Невыразимые, нежные чувства его: уже не любовь в любовных его грезах — какой-то мировой экстаз, но экстаз невоплотимый; зато обычные чувства людей для него — чувства подмигивающих друг другу шпонек и редек. И обычная жизнь — сумасшедший дом. «Мне опротивела пьеса („Ревизор“), — пишет Гоголь одному литератору, — я хотел бы убежать теперь…» «Спасите меня! Дайте мне тройку, как вихорь, коней! Садись, мой ямщик… взвейтесь, кони, и несите меня с этого света! Далее, далее, чтобы не видно было ничего…» («Записки сумасшедшего»).
Не должен ли Гоголь в этом мире своих редек и блистающих на солнце тыкв с восседающим среди оных Довгочхуном воскликнуть вместе со своим сумасшедшим: «Далее, далее — чтобы не было видно ничего».
Я не знаю, кто Гоголь: реалист, символист, романтик или классик.

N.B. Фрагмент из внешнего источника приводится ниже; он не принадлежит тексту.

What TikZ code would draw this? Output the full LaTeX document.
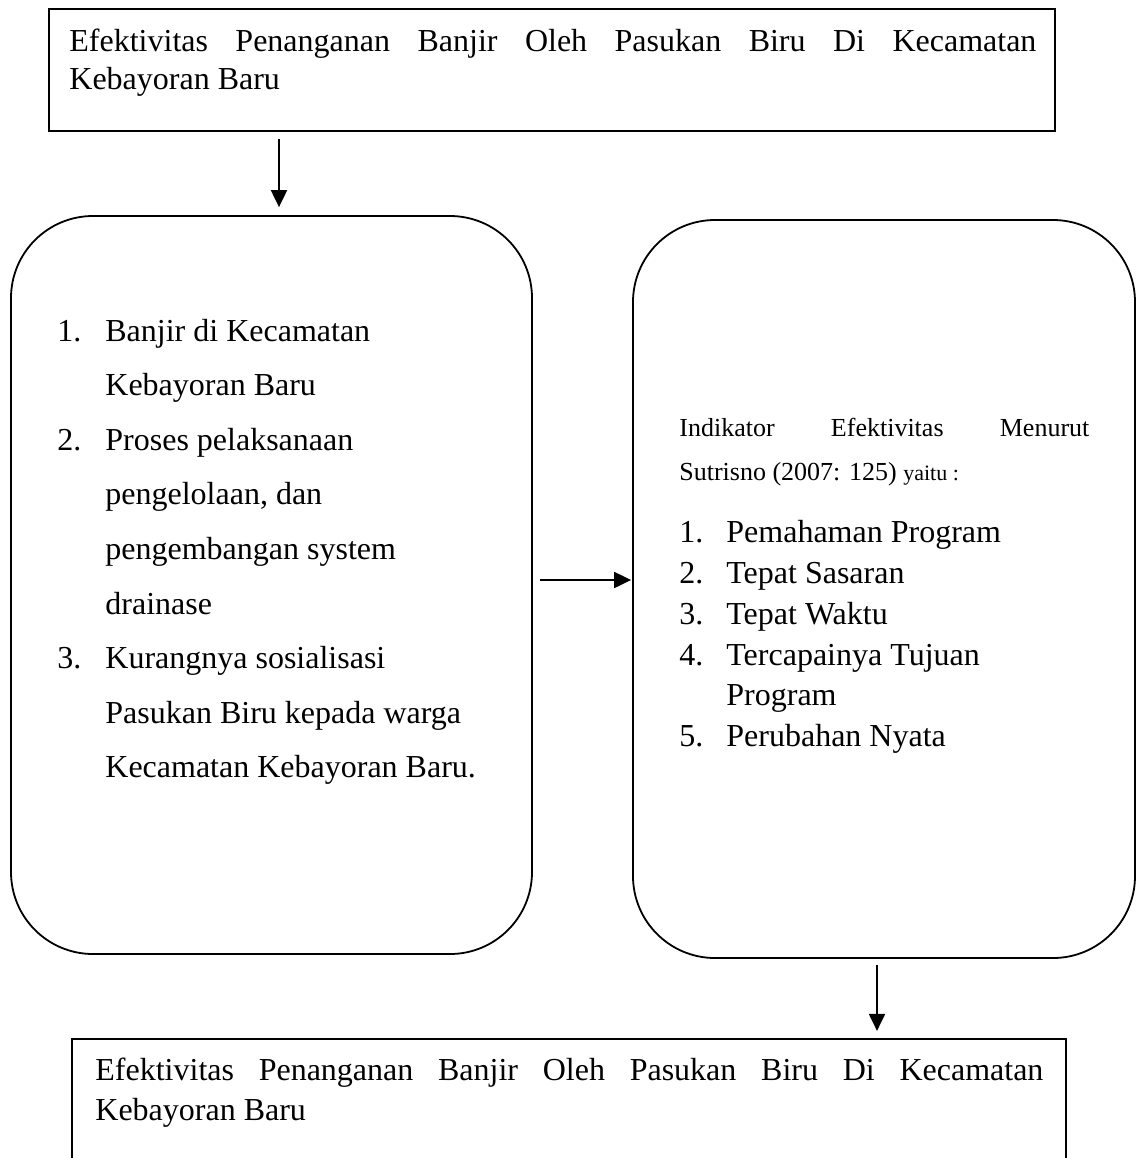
\documentclass[tikz,border=0pt]{standalone}
\usepackage{fontspec}
\setmainfont{Liberation Serif}
\usetikzlibrary{arrows.meta}
\begin{document}
\begin{tikzpicture}[x=0.5pt,y=-0.5pt,
  box/.style={draw,line width=1.1pt,inner sep=0pt},
  rbox/.style={draw,line width=0.9pt,rounded corners=41pt,inner sep=0pt},
  conn/.style={line width=1pt,-{Triangle[length=8.5pt,width=8pt]}},
  txt/.style={inner sep=0pt,anchor=base west,font=\fontsize{16}{19}\selectfont},
  stxt/.style={inner sep=0pt,anchor=base west,font=\fontsize{13}{15}\selectfont}]
\clip (0,0) rectangle (1136,1158);
\fill[white] (0,0) rectangle (1136,1158);
% boxes
\node[box,minimum width=503pt,minimum height=61pt] (top) at (552,70) {};
\node[rbox,minimum width=260.5pt,minimum height=369pt] (left) at (271.5,585) {};
\node[rbox,minimum width=251pt,minimum height=369pt] (right) at (884,589) {};
\node[box,minimum width=497pt,minimum height=90.5pt] (bottom) at (569,1129.5) {};
% connector anchors
\coordinate (ax1) at (279,0);
\coordinate (ay2) at (0,580);
\coordinate (ax3) at (877,0);
\draw[conn,shorten <=3.5pt,shorten >=4pt] (top.south -| ax1) -- (left.north -| ax1);
\draw[conn,shorten <=3.5pt,shorten >=0.5pt] (left.east |- ay2) -- (right.west |- ay2);
\draw[conn,shorten <=3pt,shorten >=3.5pt] (right.south -| ax3) -- (bottom.north -| ax3);
% top text
\node[txt] (t1) at (69,51) {\makebox[483.5pt][s]{Efektivitas Penanganan Banjir Oleh Pasukan Biru Di Kecamatan}};
\node[txt] (t2) at (69,89) {Kebayoran Baru};
% left list
\foreach \n/\k in {1./0,2./2,3./6}
  \node[txt] (ln\k) at (57,{341+54.6*\k}) {\n};
\foreach \s [count=\k from 0] in {Banjir di Kecamatan,Kebayoran Baru,Proses pelaksanaan,{pengelolaan, dan},pengembangan system,drainase,Kurangnya sosialisasi,Pasukan Biru kepada warga,Kecamatan Kebayoran Baru.}
  \node[txt] (l\k) at (105,{341+54.6*\k}) {\s};
% right text
\node[stxt] (r1) at (679,436) {\makebox[205pt][s]{Indikator Efektivitas Menurut}};
\node[stxt] (r2) at (679,480) {Sutrisno (2007: 125) {\fontsize{11}{13}\selectfont yaitu :}};
\foreach \n/\y in {1./542,2./583,3./624,4./665,5./746}
  \node[txt] (rn\y) at (679,\y) {\n};
\foreach \s/\y in {Pemahaman Program/542,Tepat Sasaran/583,Tepat Waktu/624,Tercapainya Tujuan/665,Program/705,Perubahan Nyata/746}
  \node[txt] (rt\y) at (726,\y) {\s};
% bottom text
\node[txt] (b1) at (95,1080) {\makebox[474pt][s]{Efektivitas Penanganan Banjir Oleh Pasukan Biru Di Kecamatan}};
\node[txt] (b2) at (95,1120) {Kebayoran Baru};
\end{tikzpicture}
\end{document}
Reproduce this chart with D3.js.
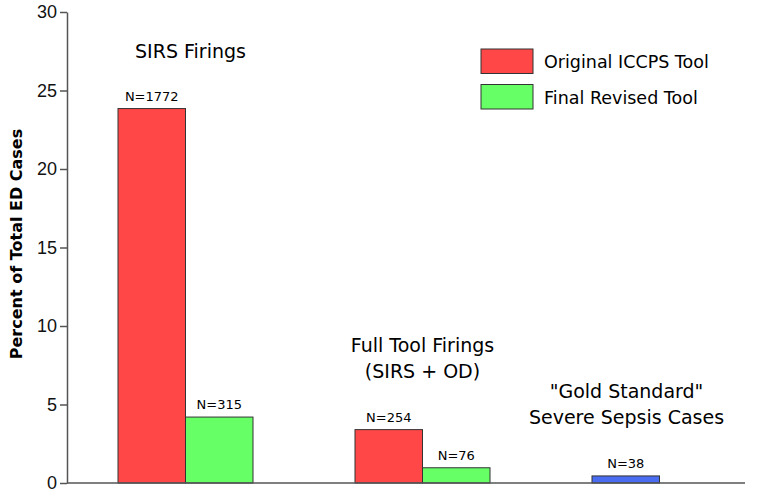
<!DOCTYPE html>
<html>
<head>
<meta charset="utf-8">
<script src="https://cdn.jsdelivr.net/npm/d3@7"></script>
<style>
  body { margin: 0; background: #fff; }
  svg { font-family: "DejaVu Sans", Verdana, sans-serif; }
</style>
</head>
<body>
<div id="chart"></div>
<script>
const groups = ["SIRS Firings", "Full Tool Firings", "Gold Standard"];
const groupLabels = [["SIRS Firings"], ["Full Tool Firings", "(SIRS + OD)"], ["\"Gold Standard\"", "Severe Sepsis Cases"]];
const groupLabelY = [27.05, 8.35, 5.4];
const series = ["Original ICCPS Tool", "Final Revised Tool"];
const colors = ["#ff4747", "#66ff66"];
const origValues = [23.85, 3.4, 0.45];
const finalValues = [4.2, 0.97, null];
const origN = ["N=1772", "N=254", "N=38"];
const finalN = ["N=315", "N=76", null];
const yTicks = [0, 5, 10, 15, 20, 25, 30];

const width = 784, height = 496;
const margin = { top: 12, right: 6, bottom: 13, left: 67 };

const svg = d3.select("#chart").append("svg")
    .attr("width", width)
    .attr("height", height);

const x0 = d3.scaleBand()
    .domain(groups)
    .range([margin.left, width - margin.right])
    .padding(0);

const x1 = d3.scaleBand()
    .domain(series)
    .range([0, 135]);

const y = d3.scaleLinear()
    .domain([0, 30])
    .range([height - margin.bottom, margin.top]);

// bars
const bars = [];
groups.forEach(function(g, i) {
    const off = x0(g) + x0.bandwidth() / 2 - 67.5;
    bars.push({ x: off + x1(series[0]), v: origValues[i], n: origN[i], color: i === 2 ? "#4a6cf0" : colors[0] });
    if (finalValues[i] !== null) {
        bars.push({ x: off + x1(series[1]), v: finalValues[i], n: finalN[i], color: colors[1] });
    }
});

svg.selectAll(".bar")
    .data(bars)
    .enter().append("rect")
    .attr("class", "bar")
    .attr("x", d => d.x)
    .attr("y", d => y(d.v))
    .attr("width", x1.bandwidth())
    .attr("height", d => y(0) - y(d.v))
    .attr("fill", d => d.color)
    .attr("stroke", "#333")
    .attr("stroke-width", 1);

svg.selectAll(".nlabel")
    .data(bars)
    .enter().append("text")
    .attr("class", "nlabel")
    .attr("x", d => d.x + x1.bandwidth() / 2)
    .attr("y", d => y(d.v) - 8)
    .attr("text-anchor", "middle")
    .style("font-size", "13px")
    .text(d => d.n);

// axes
const yAxis = svg.append("g")
    .attr("transform", "translate(" + margin.left + ",0)")
    .call(d3.axisLeft(y).tickValues(yTicks).tickSize(7).tickSizeOuter(0));
yAxis.select(".domain").attr("stroke", "#555").attr("stroke-width", 1.5);
yAxis.selectAll(".tick line").attr("stroke", "#555").attr("stroke-width", 1.5);
yAxis.selectAll("text")
    .style("font-size", "18px")
    .attr("x", -10)
    .attr("fill", "#111");

svg.append("line")
    .attr("x1", margin.left)
    .attr("x2", 745)
    .attr("y1", y(0))
    .attr("y2", y(0))
    .attr("stroke", "#555")
    .attr("stroke-width", 1.5);

svg.append("text")
    .attr("transform", "translate(22,244) rotate(-90)")
    .attr("text-anchor", "middle")
    .style("font-size", "16px")
    .style("font-weight", "bold")
    .text("Percent of Total ED Cases");

// group annotations
const gl = svg.selectAll(".glabel")
    .data(groups)
    .enter().append("text")
    .attr("class", "glabel")
    .attr("x", (g, i) => x0(g) + x0.bandwidth() / 2 + (i === 0 ? 5 : i === 2 ? -33 : 0))
    .attr("y", (g, i) => y(groupLabelY[i]))
    .attr("text-anchor", "middle")
    .style("font-size", "19px");
gl.each(function(g, i) {
    d3.select(this).selectAll("tspan")
        .data(groupLabels[i])
        .enter().append("tspan")
        .attr("x", d3.select(this).attr("x"))
        .attr("dy", (d, j) => j === 0 ? 0 : 26)
        .text(d => d);
});

// legend
const legend = svg.append("g").attr("transform", "translate(481,49)");
series.forEach(function(s, i) {
    legend.append("rect")
        .attr("x", 0)
        .attr("y", i * 35.5)
        .attr("width", 52)
        .attr("height", 24.5)
        .attr("fill", colors[i])
        .attr("stroke", "#333");
    legend.append("text")
        .attr("x", 63)
        .attr("y", i * 36 + 19)
        .style("font-size", "17.5px")
        .text(s);
});
</script>
</body>
</html>
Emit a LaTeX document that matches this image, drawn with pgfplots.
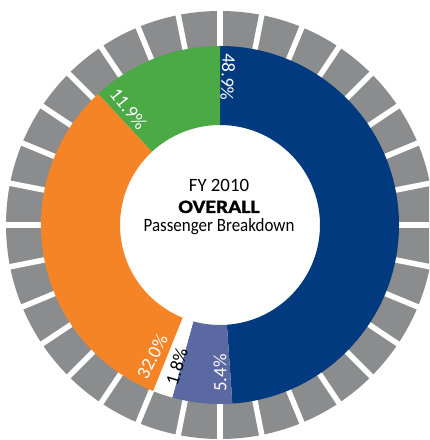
\documentclass[border=0pt]{standalone}
\usepackage{fontspec}
\setmainfont{Carlito}
\newfontfamily\heavyfont[FakeBold=1.2]{Carlito Bold}
\usepackage{pgfplots}
\usepackage{pgfplotstable}
\pgfplotsset{compat=1.18}
\definecolor{cblue}{HTML}{013A7F}
\definecolor{cslate}{HTML}{5B69A3}
\definecolor{corange}{HTML}{F58426}
\definecolor{cgreen}{HTML}{4BA946}
\definecolor{cgray}{HTML}{8B8C8E}

\pgfplotstableread{
share start labang col tcol
48.9 0 3.1 cblue white
5.4 48.9 180 cslate white
1.8 54.3 197 white black
32.0 56.1 207.3 corange white
11.9 88.1 321.8 cgreen white
}\shares

\begin{document}
\begin{tikzpicture}
\begin{axis}[
  scale only axis, width=12cm, height=12.3077cm,
  xmin=0, xmax=429, ymin=0, ymax=440,
  hide axis, clip=true,
]
\pgfplotsextra{
 \begin{scope}[shift={(axis cs:220,215)}]
  \fill[cgray, even odd rule] (0,0) circle[radius=5.986cm] (0,0) circle[radius=4.9cm];
  \foreach \k in {0,...,31}{
    \draw[white, line width=0.154cm] (0,0) -- (\k*11.25:6.3cm);
  }
  \fill[white] (0,0) circle[radius=4.95cm];
  \foreach \i in {0,...,4}{
    \pgfplotstablegetelem{\i}{share}\of\shares \edef\segval{\pgfplotsretval}
    \pgfplotstablegetelem{\i}{start}\of\shares \edef\segstart{\pgfplotsretval}
    \pgfplotstablegetelem{\i}{col}\of\shares \edef\segcol{\pgfplotsretval}
    \pgfmathsetmacro\ma{90-3.6*\segstart}
    \pgfmathsetmacro\mb{90-3.6*(\segstart+\segval)}
    \fill[\segcol] (\ma:5.007cm) arc[start angle=\ma,end angle=\mb,radius=5.007cm]
       -- (\mb:2.797cm) arc[start angle=\mb,end angle=\ma,radius=2.797cm] -- cycle;
  }
  \foreach \i in {0,...,4}{
    \pgfplotstablegetelem{\i}{share}\of\shares \edef\segval{\pgfplotsretval}
    \pgfplotstablegetelem{\i}{labang}\of\shares \edef\seglab{\pgfplotsretval}
    \pgfplotstablegetelem{\i}{tcol}\of\shares \edef\segtcol{\pgfplotsretval}
    \pgfmathsetmacro\mc{90-\seglab}
    \pgfmathsetmacro\rot{270-\seglab}
    \node[rotate=\rot, text=\segtcol, font=\fontsize{15pt}{16pt}\selectfont, inner sep=0pt]
      at (\mc:4.14cm) {\segval\%};
  }
 \end{scope}
 \node[anchor=base, font=\fontsize{15pt}{16pt}\selectfont] at (axis cs:219,248) {FY 2010};
 \node[anchor=base, xscale=1.15, font=\fontsize{15pt}{16pt}\selectfont\heavyfont] at (axis cs:219,227) {OVERALL};
 \node[anchor=base, xscale=0.9, font=\fontsize{15pt}{16pt}\selectfont] at (axis cs:219,208) {Passenger Breakdown};
}
\end{axis}
\pgfresetboundingbox
\path (current axis.south west) rectangle (current axis.north east);
\end{tikzpicture}
\end{document}
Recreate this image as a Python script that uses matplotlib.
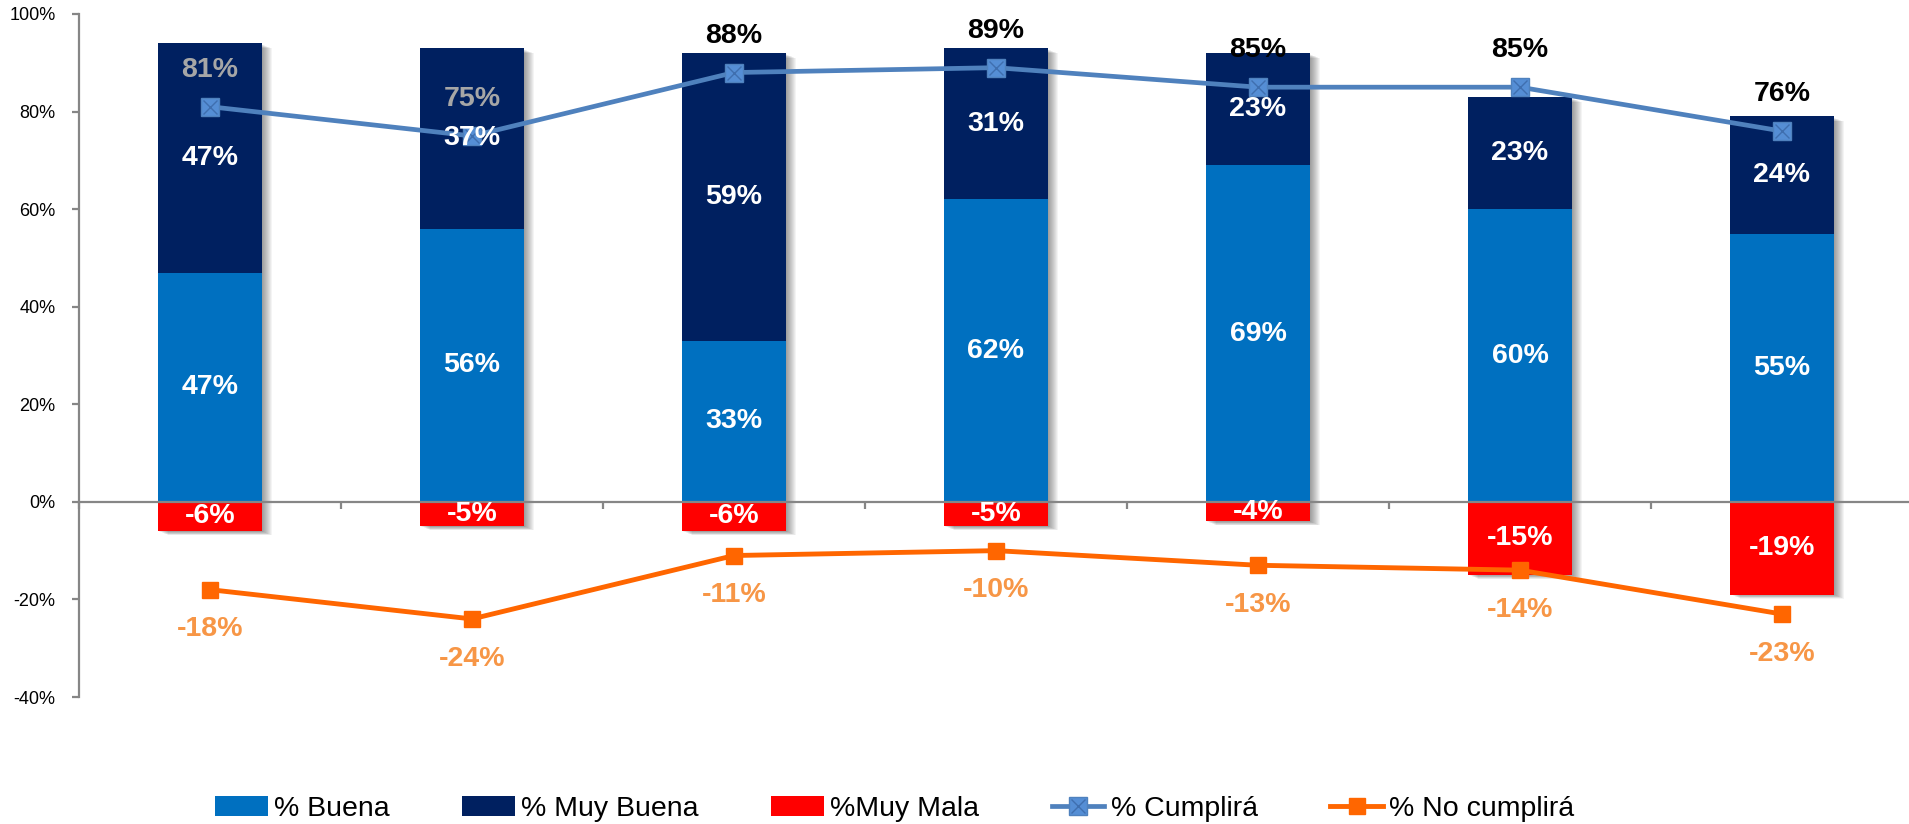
import numpy as np
import matplotlib
matplotlib.use('Agg')
import matplotlib.pyplot as plt
from matplotlib.ticker import FuncFormatter, FixedLocator

# ---- data ----
categories = ['1', '2', '3', '4', '5', '6', '7']
buena = [47, 56, 33, 62, 69, 60, 55]
muy_buena = [47, 37, 59, 31, 23, 23, 24]
muy_mala = [-6, -5, -6, -5, -4, -15, -19]
cumplira = [81, 75, 88, 89, 85, 85, 76]
no_cumplira = [-18, -24, -11, -10, -13, -14, -23]
yticks = [-40, -20, 0, 20, 40, 60, 80, 100]

plt.rcParams['font.family'] = ['Liberation Sans', 'DejaVu Sans']

W, H = 1909, 824
fig = plt.figure(figsize=(W / 100, H / 100), dpi=100)
ax = fig.add_axes([79 / W, 1 - 697 / H, (1913 - 79) / W, (697 - 14) / H])

x = np.arange(len(categories))
bw = 0.4
ax.set_xlim(-0.5, len(x) - 0.5)
ax.set_ylim(-40, 100)

# soft shadow to the right of each bar stack
px_x = (len(x)) / (1913 - 79)      # data units per pixel (x)
px_y = 140 / (697 - 14)            # data units per pixel (y)
tops = np.array(buena) + np.array(muy_buena)
bots = np.array(muy_mala)
for k in range(1, 11):
    ax.bar(x + k * px_x, tops - bots - 1.0 * px_y, bottom=bots - 0.4 * k * px_y,
           width=bw, color='black', alpha=0.045, lw=0, zorder=0.5)

b1 = ax.bar(x, buena, width=bw, color='#0070C0', lw=0, zorder=1)
b2 = ax.bar(x, muy_buena, bottom=buena, width=bw, color='#002060', lw=0, zorder=1)
b3 = ax.bar(x, muy_mala, width=bw, color='#FF0000', lw=0, zorder=1)

l1, = ax.plot(x, cumplira, color='#4F81BD', lw=3.4, marker='s', ms=13,
              mfc='#558ED5', mec='#4F81BD', zorder=5)
l1x, = ax.plot(x, cumplira, ls='none', marker='x', ms=10, mec='#3F6FAF',
               mew=1.0, zorder=6)
l2, = ax.plot(x, no_cumplira, color='#FF6600', lw=3.5, marker='s', ms=12,
              mfc='#FF6600', mec='#FF6600', zorder=5)

lab_kw = dict(ha='center', va='center', fontsize=20.5, fontweight='bold')
for i in range(len(x)):
    ax.text(x[i], buena[i] / 2, f'{buena[i]}%', color='white', zorder=7, **lab_kw)
    ax.text(x[i], buena[i] + muy_buena[i] / 2, f'{muy_buena[i]}%', color='white', zorder=7, **lab_kw)
    ax.text(x[i], muy_mala[i] / 2, f'{muy_mala[i]}%', color='white', zorder=7, **lab_kw)
    c = '#A6A6A6' if i < 2 else 'black'
    ax.annotate(f'{cumplira[i]}%', (x[i], cumplira[i]), xytext=(0, 26.5),
                textcoords='offset points', color=c, zorder=8, **lab_kw)
    ax.annotate(f'{no_cumplira[i]}%', (x[i], no_cumplira[i]), xytext=(0, -28.5),
                textcoords='offset points', color='#F79646', zorder=8, **lab_kw)

ax.yaxis.set_major_locator(FixedLocator(yticks))
ax.yaxis.set_major_formatter(FuncFormatter(lambda v, p: f'{v:.0f}%'))
ax.xaxis.set_major_locator(FixedLocator(np.arange(-0.5, len(x), 1.0)))
ax.set_xticklabels([])
for s in ('top', 'right'):
    ax.spines[s].set_visible(False)
ax.spines['bottom'].set_position(('data', 0))
for s in ('left', 'bottom'):
    ax.spines[s].set_color('#868686')
    ax.spines[s].set_linewidth(1.6)
    ax.spines[s].set_zorder(2)
ax.tick_params(axis='y', length=5, width=1.6, color='#868686', labelsize=13, pad=12)
ax.tick_params(axis='x', length=5, width=1.6, color='#868686', direction='out')

handles = [b1, b2, b3, (l1, l1x), l2]
labels = ['% Buena', '% Muy Buena', '%Muy Mala', '% Cumplirá', '% No cumplirá']
leg = fig.legend(handles, labels, loc='center left', bbox_to_anchor=(215 / W, 1 - 809 / H),
                 ncol=5, frameon=False, borderpad=0, borderaxespad=0,
                 handlelength=1.85, handletextpad=0.22, columnspacing=2.55,
                 prop={'size': 20.5})

fig.savefig('out.png', dpi=100)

Да, он видел все пылинки на бекеше Ивана Ивановича столь отчетливо, что превратил самого Ивана Ивановича в пыльную бекешу: не увидел он только в Иване Ивановиче человеческого лица; да, видел он подлинные стремленья, чувства людские, столь ясно глубокие разглядел несказанные корни этих чувств, что чувства стали уже чувствами не человеков, а каких-то еще невоплощенных существ; летающая ведьма и грязная баба; Шпонька, описанный, как овощ, и Шпонька, испытывающий экстаз, — несоединимы; далекое прошлое человечества (зверье) и далекое будущее (ангельство) видел Гоголь в настоящем. Но настоящее разложилось в Гоголе. Он — еще не святой, уже не человек. Провидец будущего и прошлого зарисовал настоящее, но вложил в него какую-то нам неведомую душу. И настоящее стало прообразом чего-то… Но чего?